The five headings exemplify this, which proliferated behaviors into
different categories that had different levels of consequences. Some
were ordained, some were forbidden and others were seen as neither
inherently moral or immoral. Ultimately, the science of dream
interpretation became less prominent; however, it remains significant in
examining at how modern society treats some sexual acts as normal or
deviant.
Worthwhile quotations
“‘On
the one hand, there is a desire to define one’s ethnic and cultural
uniqueness against the pressures of the majority culture and on the
other hand an equally strong, if not stronger, urge to abandon that
uniqueness in order to conform to the hegemonic pressures of the [white]
liberal humanistic culture.’” - Abdul R. JanMohamed, as quoted in Before Homosexuality in the Arab-Islamic World, 1500-1800 by Khaled El-Rouayheb
“...The
trans-Islamic native domain is that ‘sexuality’ is distinguished not
between ‘homosexual’ and ‘heterosexual’ but between taking pleasure and
submitting to someone (being used for pleasure)” (Murray, 41).
“Every
man in Iran is involved in male-to-male sex sex, because premarital
[heterosexual] sex and sex outside marriage are not a sin, but are also
very difficult [to find]/ But being gay and having a gay identity is a
Western phenomenon. Iranian men act in a very cliche[d] male/female
role. One is either the active or the passive partner, but all men are
involved in male sex.” - Mansour, a Tehran native from Murray’s “Will
Not to Know,” pg. 18.
“Premodern
Islamic literature considered gender irrelevant to love and beauty.
Alternatively, male beauty and male homoeroticism were considered
superior sentiments” (Najmabadi, 17) in “Early Qajar.”
“In
the case of Iran and much of the Islamic world, sexual practices were
generally not considered fixed into lifelong patterns of sexual
orientation” (Najmabadi, 20).
Discussion Questions
1.
In Murray’s “The Will Not to Know,” he discusses the many different
terms in history used to define sexual acts. How does this parallel to
today’s culture and how the meanings of words relating to sexuality are
not always explicit? What are some examples of words and sexual acts
that have a more fluid definition?
2.
Ze’evi ends “Dream Interpretation” noting the “heteronormalization of
love” and how “several sexual choices, especially same-sex intercourse
and pederasty, came to be seen as a deviation from a norm.” How has
popular culture portrayed this alleged hegemonic force?
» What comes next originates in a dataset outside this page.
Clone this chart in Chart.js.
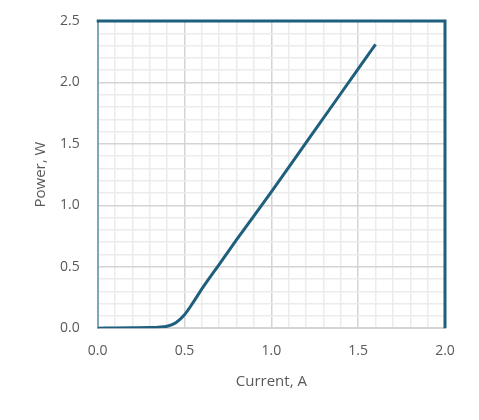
<!DOCTYPE html>
<html>
<head>
<meta charset="utf-8">
<script src="https://cdn.jsdelivr.net/npm/chart.js@4/dist/chart.umd.min.js"></script>
<style>
  html, body { margin: 0; padding: 0; background: #fff; }
  #wrap { width: 479px; height: 420px; }
</style>
</head>
<body>
<div id="wrap"><canvas id="chart"></canvas></div>
<script>
// data
const current = [0, 0.1, 0.2, 0.3, 0.35, 0.4, 0.45, 0.5, 0.55, 0.6, 0.7, 0.8, 1.0, 1.2, 1.4, 1.6];
const power   = [0, 0.002, 0.004, 0.006, 0.008, 0.016, 0.045, 0.11, 0.21, 0.32, 0.52, 0.72, 1.11, 1.51, 1.91, 2.31];

const lineColor = "#1d5f7c";
const majorGrid = "#d4d4d4";
const minorGrid = "#ececec";
const textColor = "#595959";

// top and right frame lines in dark teal
const framePlugin = {
  id: "frame",
  afterDraw(chart) {
    const { ctx, chartArea: a } = chart;
    ctx.save();
    ctx.strokeStyle = lineColor;
    ctx.lineWidth = 3;
    ctx.beginPath();
    ctx.moveTo(a.left - 1, a.top);
    ctx.lineTo(a.right, a.top);
    ctx.lineTo(a.right, a.bottom);
    ctx.stroke();
    ctx.restore();
  },
};

const isMajor = (v) => Math.abs(Math.round(v * 10) % 5) === 0;

new Chart(document.getElementById("chart"), {
  type: "line",
  data: {
    datasets: [
      {
        data: current.map((x, i) => ({ x: x, y: power[i] })),
        borderColor: lineColor,
        borderWidth: 3,
        pointRadius: 0,
        cubicInterpolationMode: "monotone",
        fill: false,
      },
    ],
  },
  options: {
    responsive: true,
    maintainAspectRatio: false,
    animation: false,
    layout: { padding: { top: 21, right: 34, left: 32, bottom: 29 } },
    plugins: { legend: { display: false }, tooltip: { enabled: false } },
    scales: {
      x: {
        type: "linear",
        min: 0,
        max: 2,
        border: { color: majorGrid, width: 2 },
        grid: {
          drawTicks: false,
          color: (c) => (isMajor(c.tick.value) ? majorGrid : minorGrid),
          lineWidth: 1.5,
        },
        ticks: {
          stepSize: 0.1,
          autoSkip: false,
          maxRotation: 0,
          padding: 14,
          color: textColor,
          font: { family: "Open Sans", size: 14 },
          callback: (v) => (isMajor(v) ? (Math.round(v * 10) / 10).toFixed(1) : ""),
        },
        title: {
          display: true,
          text: "Current, A",
          color: textColor,
          font: { family: "Open Sans", size: 15 },
          padding: { top: 0, bottom: 0 },
        },
      },
      y: {
        min: 0,
        max: 2.5,
        border: { color: "#7ea6ba", width: 2 },
        afterFit: (axis) => {
          axis.width -= 8;
          axis.paddingTop = 0;
        },
        grid: {
          drawTicks: false,
          color: (c) => (isMajor(c.tick.value) ? majorGrid : minorGrid),
          lineWidth: 1.5,
        },
        ticks: {
          stepSize: 0.1,
          autoSkip: false,
          padding: 18,
          color: textColor,
          font: { family: "Open Sans", size: 14 },
          callback: (v) => (isMajor(v) ? (Math.round(v * 10) / 10).toFixed(1) : ""),
        },
        title: {
          display: true,
          text: "Power, W",
          color: textColor,
          font: { family: "Open Sans", size: 15 },
          padding: { top: 0, bottom: 0 },
        },
      },
    },
  },
  plugins: [framePlugin],
});
</script>
</body>
</html>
Has pop culture
today begun to break this heteronormalization of love and where do you
think it will go next?
3.
“Unfortunately the literary sources of the period give almost no
information on female attitudes to love and sex” (El-Rouayheb, 10).
“Premodern
Islamic literature considered gender irrelevant to love and beauty.
Alternatively, male beauty and male homoeroticism were considered
superior sentiments” (Najmabadi, 17) in “Early Qajar.”
What does these quotes and observations relate about the hegemony of masculine sexuality in pre-modern Islamic society?